Maisie Peters 2026
Photo: Ella Pavlides / Atlantic Records

Maisie Peters Is at Home in the World on ‘Florescence’

What Maisie Peters expertly accomplishes on Florescence is a cohesive body of work that expresses the dual experience of falling low and flying high once again.

Florescence
Maisie Peters
Gingerbread Man / Atlantic
22 May 2026

“I forget about you when I’m not even trying,” sings Maisie Peters on her third studio album, Florescence. “They play our song, and I keep driving.” In the highly anticipated follow-up to her sophomore effort, The Good Witch, Peters’ latest work finds her returning more to her acoustic roots while broadening her musical horizons, dabbling in country and folk influences. As the singer continues to chronicle the ascent of her womanhood as she enters her mid-20s, Peters not only sounds at peace with herself and old wounds, but like she’s solidifying her place in the pop music canon and, by extension, in the world at large.

“Audrey Hepburn”, the lead single released last fall, set the stage for a folksy vibe reminiscent of Peters’ very first single, “Place We Were Made”. This time around, however, the singer has grown up and realized that there are still nuggets of wisdom to be found in the places we once yearned so badly to escape. “I don’t need accolades or everyone to want me,” she sings, “‘Cause you want me and that’s as good as it gets.” Whether she’s referring to a lover or to her homegrown talent, or both, makes for some of the best lyrics Peters has written to date.

Similarly, the peace Peters seems to have found by coming home again continues into “Say My Name in Your Sleep”, which exudes multitudes of growth and maturity from the girl who once sang, “Nothing more frightening than a woman scorned.” It’s essentially a calmer and less vengeful way of saying she still hopes she haunts the dreams of the romances that didn’t work out.

Maisie Peters – Audrey Hepburn

Peters crafted Florescence around the theme of coming into one’s own, of “blossoming”, while also incorporating her own notion that she has a very thick skin, but “in other ways, sometimes something can permeate that you really didn’t expect”. Take “You You You”, whose chorus incorporates one of the best hooks in Peters’ catalogue thus far, exploring the fact that being really hurt by someone or something leads our following actions to be subconsciously dictated by that hurt: “So I can’t go back, and I can’t go home / And I can’t move forward / I’m the scene of the crime, and the bore of the bar / And a memory hoarder.”

Where Peters previously explored themes of heartbreak on The Good Witch, they were centered on the ideas of winning a breakup and on reminding young women not to take themselves for granted in relationships with men.

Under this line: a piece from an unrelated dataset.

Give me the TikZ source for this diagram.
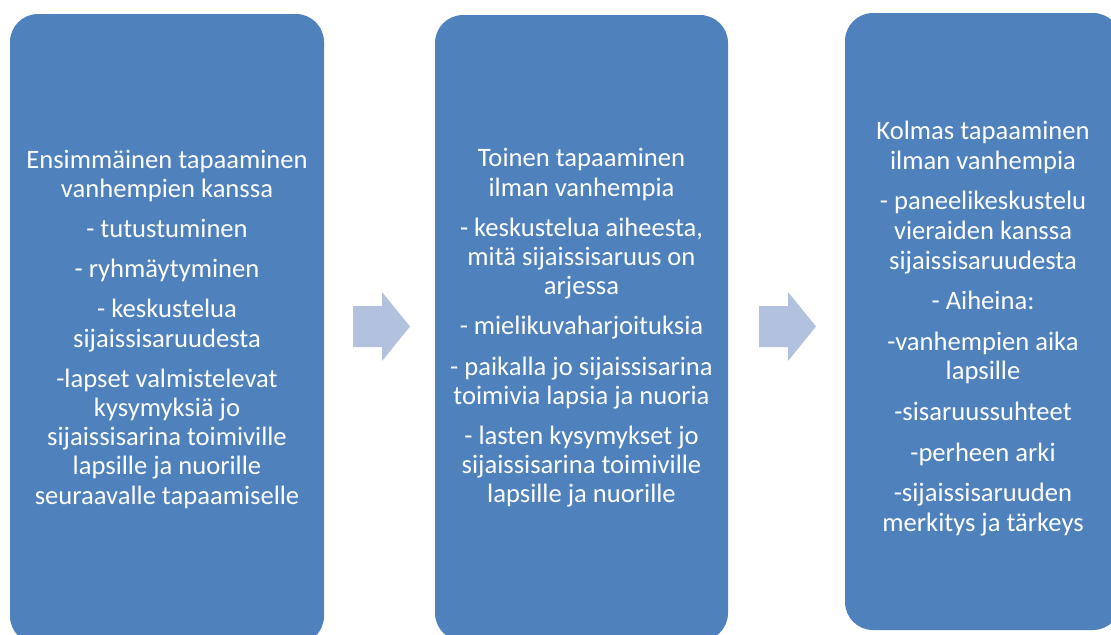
\documentclass[tikz,border=0pt]{standalone}
\usepackage{fontspec}
\setmainfont{Carlito}
\usetikzlibrary{positioning}

\definecolor{boxblue}{HTML}{4F81BD}
\definecolor{flowblue}{HTML}{B2C1DD}

\begin{document}
\begin{tikzpicture}[x=0.5pt, y=-0.5pt,
		stage/.style={fill=boxblue, rounded corners=14pt, inner sep=0pt},
		stagetext/.style={text=white, align=center, inner sep=0pt, font=\fontsize{13.3}{14.6}\selectfont},
		flow/.style={fill=flowblue}
		]
		
		\useasboundingbox (0,0) rectangle (1111,634);
		
		% First meeting
		\node[stage, stagetext, minimum width=157pt, minimum height=315pt] (meet1) at (167, 329) {Ensimmäinen tapaaminen\\ vanhempien kanssa\\[5.5pt] - tutustuminen\\[5.5pt] - ryhmäytyminen\\[5.5pt] - keskustelua\\ sijaissisaruudesta\\[5.5pt] -lapset valmistelevat\\ kysymyksiä jo\\ sijaissisarina toimiville\\ lapsille ja nuorille\\ seuraavalle tapaamiselle};
		
		% Second meeting
		\node[stage, stagetext, minimum width=146.5pt, minimum height=313pt] (meet2) at (581.5, 328) {Toinen tapaaminen\\ ilman vanhempia\\[5.5pt] - keskustelua aiheesta,\\ mitä sijaissisaruus on\\ arjessa\\[5.5pt] - mielikuvaharjoituksia\\[5.5pt] - paikalla jo sijaissisarina\\ toimivia lapsia ja nuoria\\[5.5pt] - lasten kysymykset jo\\ sijaissisarina toimiville\\ lapsille ja nuorille};
		
		% Third meeting (box is shorter, text sits a little low)
		\node[stage, minimum width=138pt, minimum height=308.5pt] (meet3) at (983, 321.5) {};
		\node[stagetext, font=\fontsize{13.3}{14.8}\selectfont] (meet3txt) at (983, 328.5) {Kolmas tapaaminen\\ ilman vanhempia\\[5.5pt] - paneelikeskustelu\\ vieraiden kanssa\\ sijaissisaruudesta\\[5.5pt] - Aiheina:\\[5.5pt] -vanhempien aika\\ lapsille\\[5.5pt] -sisaruussuhteet\\[5.5pt] -perheen arki\\[5.5pt] -sijaissisaruuden\\ merkitys ja tärkeys};
		
		% Block arrows between the meetings
		\foreach \ax in {353, 759} {
			\fill[flow] (\ax, 306) -- ++(29, 0) -- ++(0, -14) -- ++(28, 34.5) -- ++(-28, 34.5) -- ++(0, -14) -- ++(-29, 0) -- cycle;
		}
		
	\end{tikzpicture}
\end{document}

Now, the singer is dictating how to quietly move through the hurt, since empowerment alone often isn’t enough to erase the ugly feelings that linger longer than we would like.

Maisie Peters recorded most of Florescence in Nashville, so it makes sense that some country influences shine through the acoustic bedroom pop. “My Regards”, the third single released alongside a heavily promoted music video featuring comedian Benito Skinner, is such a quintessential Maisie Peters song that it’s easy to forget that it’s also a country song. Utilizing the same girl power that she leaned into on The Good Witch, just a bit somber this time, the singer takes pity on the eyes of the people who wish they had the famous lover who belongs to her in the song: “Send the boys and the girls of the city / Best of luck, my regards from his bedroom.”

Maisie Peters – My Regards

Another track that samples country stylings is “Vampire Time”, another classic Peters composition that contradicts itself between hate, love, and regret: “Is your stereo still stuck on 89? / Does your telephone still talk ’bout me sometimes? / ‘Cause I had to know what you’re doing tonight / And what you’re doing tomorrow / And the rest of your life.”

If there were one track on Florescence that truly captures what it means to blossom, to grow up with the world watching and have that experience reflected through art, it would be “Girl’s Just Flying”. It comes across unassuming at first, perhaps an upper-beat rehash of “Love Him I Don’t” or the anthemic “There It Goes”. However, “Girl’s Just Flying” reflects the mark of a woman who literally and figuratively isn’t weighed down by past mistakes or heartbreak, at least not during the three minutes it occupies. “I’m not bitter, I’m not dying,” she proclaims. “Can’t bait the girl if the girl’s not biting / Can’t get to the girl, now the girl’s just flying.”

Our experiences are what make up who we are, for better and worse, full of light and darkness. What Maisie Peters expertly accomplishes in Florescence is to weld these narratives into a cohesive body of work that expresses the dual experience of falling low and flying high once again.